As the campus moves forward, Nook said he hopes that students, staff and faculty have gained what he has from the situation — a deeper appreciation of the “breadth and strength and importance” of the First Amendment.

“If we don’t protect the free speech of everyone, we can’t protect the free speech of anyone,” he said in the interview. “If we’re going to deny the First Amendment rights of one group, it’s only a matter of time until the tables are turned and our First Amendment rights are denied as well.”

Related:  Panel discusses First Amendment, free speech on college campuses

Following the events surrounding UNI Students for Life, a virtual panel featuring three UNI professors discussed the issue of First Amendment rights and responsibilities on public university campuses in more detail.

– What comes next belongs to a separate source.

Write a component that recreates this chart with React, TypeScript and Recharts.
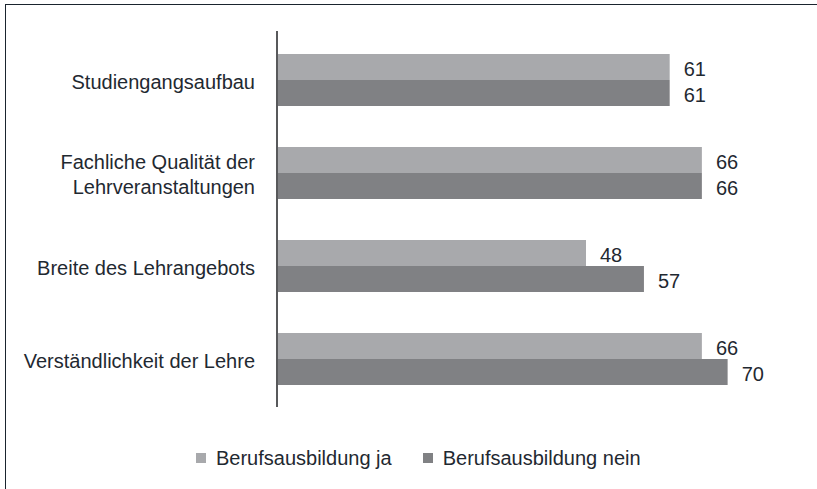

The event, which featured Dr. Ana Kogl (professor of political science), Dr. Cate Palczewski (communications and media) and Dr. Martha Reineke (philosophy and world religions), was held Wednesday, Oct. 28 at 5 p.m. Dr. Susan Hill, head of the Department of Philosophy and World Religions, served as the panel’s moderator.

The participants discussed a variety of issues related to free speech on campuses, from the proper response to hate speech to the First Amendment rights of faculty in the classroom setting.

Although the entire discussion was not explicitly centered on the specific scenario which has played out on the UNI campus over the last three weeks, the panelists drew connections to UNI Students for Life as they made their points.

Palczewski emphasized that the campus conversation sparked by these events is one that must continue.

“The fact that a student group has been approved on campus is not an indication that this debate is done…. It’s not going to get figured out if we don’t try to keep talking about the issue,” she said. “This is a moment where this debate needs to begin and continue, not where it ends.”